Why Donald Trump Is Probably Going to Be the GOP Presidential Nominee

January 11, 2016 Updated: January 11, 2016

Lots of people still think Donald Trump doesn’t have a real chance of winning the Republican presidential nomination–much less the entire race–but new data shows just how strong a position he’s currently in.

Trump has led the GOP field for most of the past year, both nationally and in many key states.

The fact that he’s not only the national frontrunner, but also leading in two key early states–New Hampshire and South Carolina–along with being second in Iowa indicates that he’ll likely win the nomination, according to Sam Wang at the Princeton Election Consortium.

Wang’s argument is based on recent electoral history, which shows that the last several nominees–including Mitt Romney, Barack Obama, and Al Gore–have had similar poll figures in the key early states and nationally (the #1-#2 lead” column shows the median difference between the #1 and #2 national candidates).

(Princeton Election Consortium)
(Princeton Election Consortium)


“If 2016 were to follow the pattern of past elections, he would be the most likely nominee,” Wang wrote.
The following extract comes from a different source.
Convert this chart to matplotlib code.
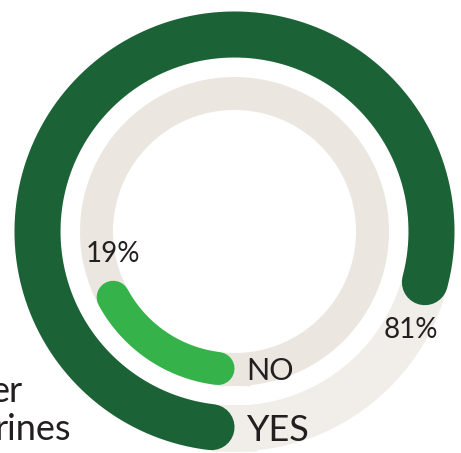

The overall trend shows that running first nationally and being at or near the top in Iowa and New Hampshire tends to give insight into who will win the party nominations.

(Princeton Election Consortium)
(Princeton Election Consortium)


When both Trump and Hillary Clinton are added into the chart, they are very high up.

“For comparison I include Clinton, this year’s overwhelming favorite for the Democratic nomination,” wrote Wang. “This emphasizes the fact that based on polling data, Donald Trump is in as strong a position to get his party’s nomination as Hillary Clinton in 2016, George W. Bush in 2000, or Al Gore in 2000.”

The only other Republican candidate who seems to have a shot based on the data is Ted Cruz, who has risen to #2 nationally, #1 in Iowa, and #3 in New Hampshire.